Written exercise:
Starting from the top of the material, restate each line exactly until the line that contains "const arcs = d3.pie().sort(null).startAngle(0).endAngle(2", which is also copied. Pictures are excluded.

Source material:

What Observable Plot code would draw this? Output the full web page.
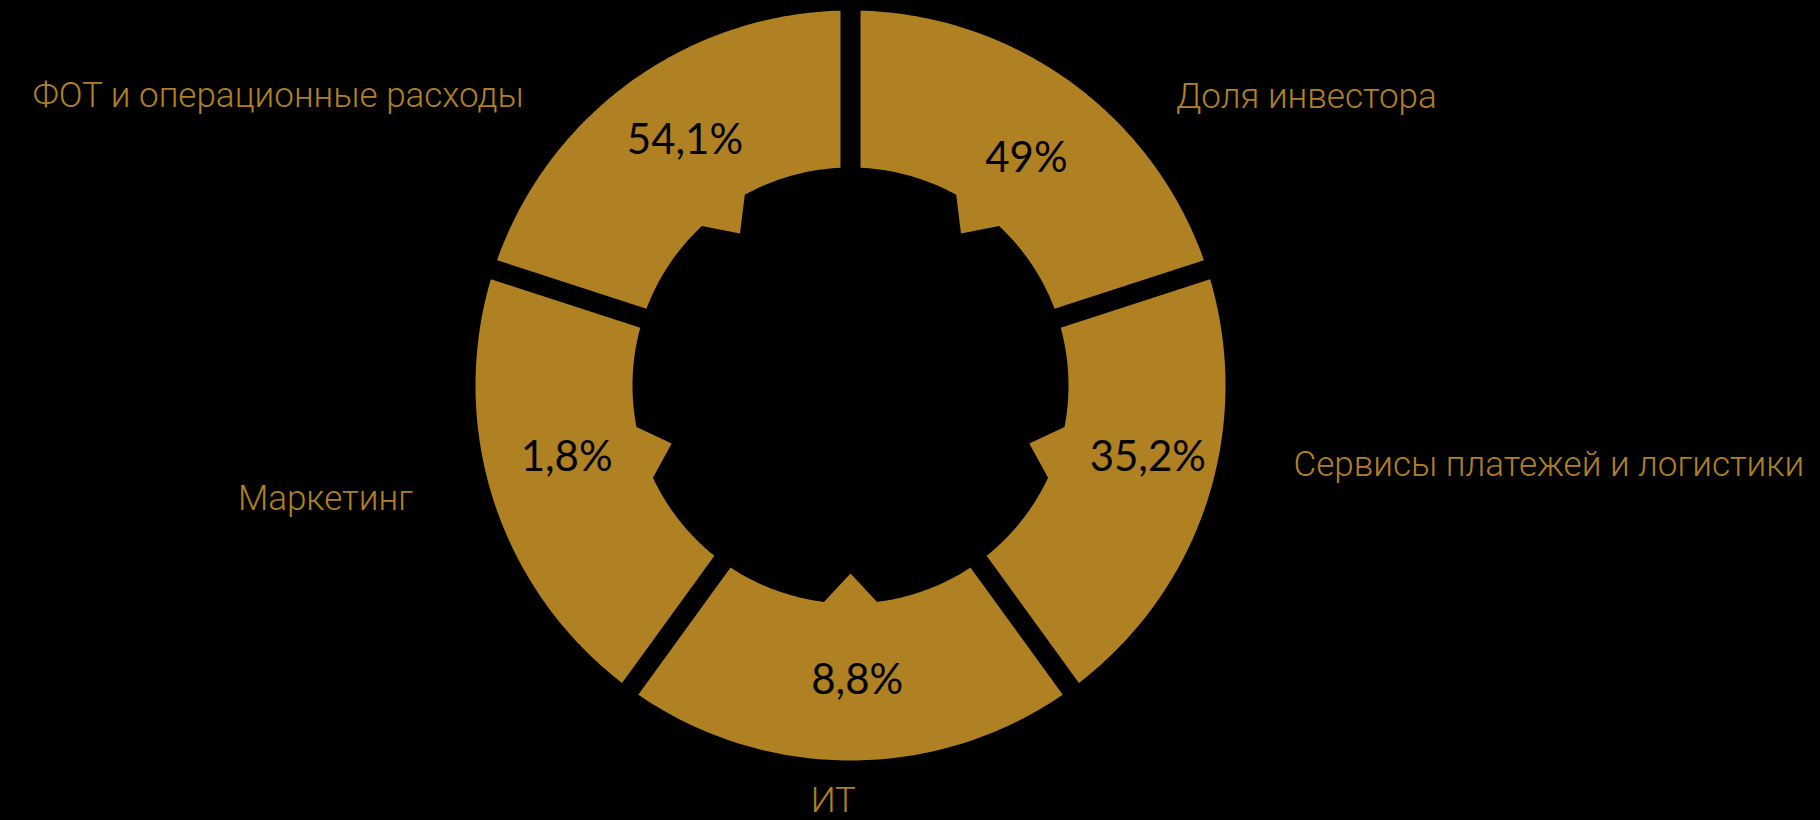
<!DOCTYPE html>
<html><head><meta charset="utf-8">
<script src="https://cdn.jsdelivr.net/npm/d3@7"></script>
<script src="https://cdn.jsdelivr.net/npm/@observablehq/plot@0.6"></script>
<style>html,body{margin:0;padding:0;background:#000;overflow:hidden;} #chart{width:1820px;height:820px;}</style>
</head><body><div id="chart"></div>
<script>
// ---- data ----
const categories = ["Доля инвестора", "Сервисы платежей и логистики", "ИТ", "Маркетинг", "ФОТ и операционные расходы"];
const shares = [1, 1, 1, 1, 1];               // the ring draws five equal slices
const valueLabels = ["49%", "35,2%", "8,8%", "1,8%", "54,1%"];

// ---- layout / style ----
const GOLD = "#B08123";
const R_OUT = 375, R_IN = 218, R_NOTCH = 188, NOTCH_HALF = 7 * Math.PI / 180, GAP = 10;
// value label placement (polar: angle in degrees clockwise from top, radius)
const valueLayout = [
  {angle: 37.8, r: 287},
  {angle: 103.7, r: 306},
  {angle: 178.7, r: 295},
  {angle: 255.7, r: 293},
  {angle: -34, r: 296}
];
// category label placement (polar baseline anchor), text anchor
const labelLayout = [
  {angle: 49.5, r: 428, anchor: "start"},
  {angle: 101.5, r: 452, anchor: "start"},
  {angle: 182.3, r: 427, anchor: "middle"},
  {angle: 254.1, r: 455, anchor: "end"},
  {angle: 310.4, r: 429, anchor: "end"}
];

const polar = (r, a) => [r * Math.sin(a), -r * Math.cos(a)];
const rad = (deg) => deg * Math.PI / 180;
const arcs = d3.pie().sort(null).startAngle(0).endAngle(2 * Math.PI)(shares);

const ringPts = [];
arcs.forEach((a, i) => {
  const mid = (a.startAngle + a.endAngle) / 2;
  const dO = Math.asin(GAP / R_OUT), dI = Math.asin(GAP / R_IN);
  const pts = [];
  const n = 80, m = 24;
  for (let k = 0; k <= n; k++) {
    const t = a.startAngle + dO + (a.endAngle - a.startAngle - 2 * dO) * k / n;
    pts.push(polar(R_OUT, t));
  }
  for (let k = 0; k <= m; k++) {
    const t = (a.endAngle - dI) + ((mid + NOTCH_HALF) - (a.endAngle - dI)) * k / m;
    pts.push(polar(R_IN, t));
  }
  pts.push(polar(R_NOTCH, mid));
  for (let k = 0; k <= m; k++) {
    const t = (mid - NOTCH_HALF) + ((a.startAngle + dI) - (mid - NOTCH_HALF)) * k / m;
    pts.push(polar(R_IN, t));
  }
  pts.push(pts[0]);
  pts.forEach(([x, y]) => ringPts.push({x, y, seg: categories[i]}));
});

const valueData = valueLabels.map((t, i) => {
  const [x, y] = polar(valueLayout[i].r, rad(valueLayout[i].angle));
  return {x, y, text: t};
});

const catData = categories.map((c, i) => {
  const L = labelLayout[i];
  const [x, y] = polar(L.r, rad(L.angle));
  return {x, y, text: c, anchor: L.anchor};
});

const catText = (anchor) => Plot.text(catData.filter(d => d.anchor === anchor), {
  x: "x", y: "y", text: "text", fill: GOLD, fontSize: 35, fontFamily: "Roboto", fontWeight: 300,
  textAnchor: anchor, lineAnchor: "bottom", letterSpacing: "-0.2px"
});

const chart = Plot.plot({
  width: 1820, height: 820, margin: 0,
  x: {domain: [-850, 970], range: [0, 1820], axis: null},
  y: {domain: [-385, 435], range: [0, 820], axis: null},
  style: {background: "#000", overflow: "visible"},
  marks: [
    Plot.line(ringPts, {x: "x", y: "y", z: "seg", fill: GOLD, stroke: "none", curve: "linear"}),
    Plot.text(valueData, {x: "x", y: "y", text: "text", fill: "#000", fontSize: 42, fontFamily: "Lato"}),
    catText("start"), catText("middle"), catText("end")
  ]
});
document.getElementById("chart").appendChild(chart);
</script>
</body></html>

Full response:
What Observable Plot code would draw this? Output the full web page.
<!DOCTYPE html>
<html><head><meta charset="utf-8">
<script src="https://cdn.jsdelivr.net/npm/d3@7"></script>
<script src="https://cdn.jsdelivr.net/npm/@observablehq/plot@0.6"></script>
<style>html,body{margin:0;padding:0;background:#000;overflow:hidden;} #chart{width:1820px;height:820px;}</style>
</head><body><div id="chart"></div>
<script>
// ---- data ----
const categories = ["Доля инвестора", "Сервисы платежей и логистики", "ИТ", "Маркетинг", "ФОТ и операционные расходы"];
const shares = [1, 1, 1, 1, 1];               // the ring draws five equal slices
const valueLabels = ["49%", "35,2%", "8,8%", "1,8%", "54,1%"];

// ---- layout / style ----
const GOLD = "#B08123";
const R_OUT = 375, R_IN = 218, R_NOTCH = 188, NOTCH_HALF = 7 * Math.PI / 180, GAP = 10;
// value label placement (polar: angle in degrees clockwise from top, radius)
const valueLayout = [
  {angle: 37.8, r: 287},
  {angle: 103.7, r: 306},
  {angle: 178.7, r: 295},
  {angle: 255.7, r: 293},
  {angle: -34, r: 296}
];
// category label placement (polar baseline anchor), text anchor
const labelLayout = [
  {angle: 49.5, r: 428, anchor: "start"},
  {angle: 101.5, r: 452, anchor: "start"},
  {angle: 182.3, r: 427, anchor: "middle"},
  {angle: 254.1, r: 455, anchor: "end"},
  {angle: 310.4, r: 429, anchor: "end"}
];

const polar = (r, a) => [r * Math.sin(a), -r * Math.cos(a)];
const rad = (deg) => deg * Math.PI / 180;
const arcs = d3.pie().sort(null).startAngle(0).endAngle(2 * Math.PI)(shares);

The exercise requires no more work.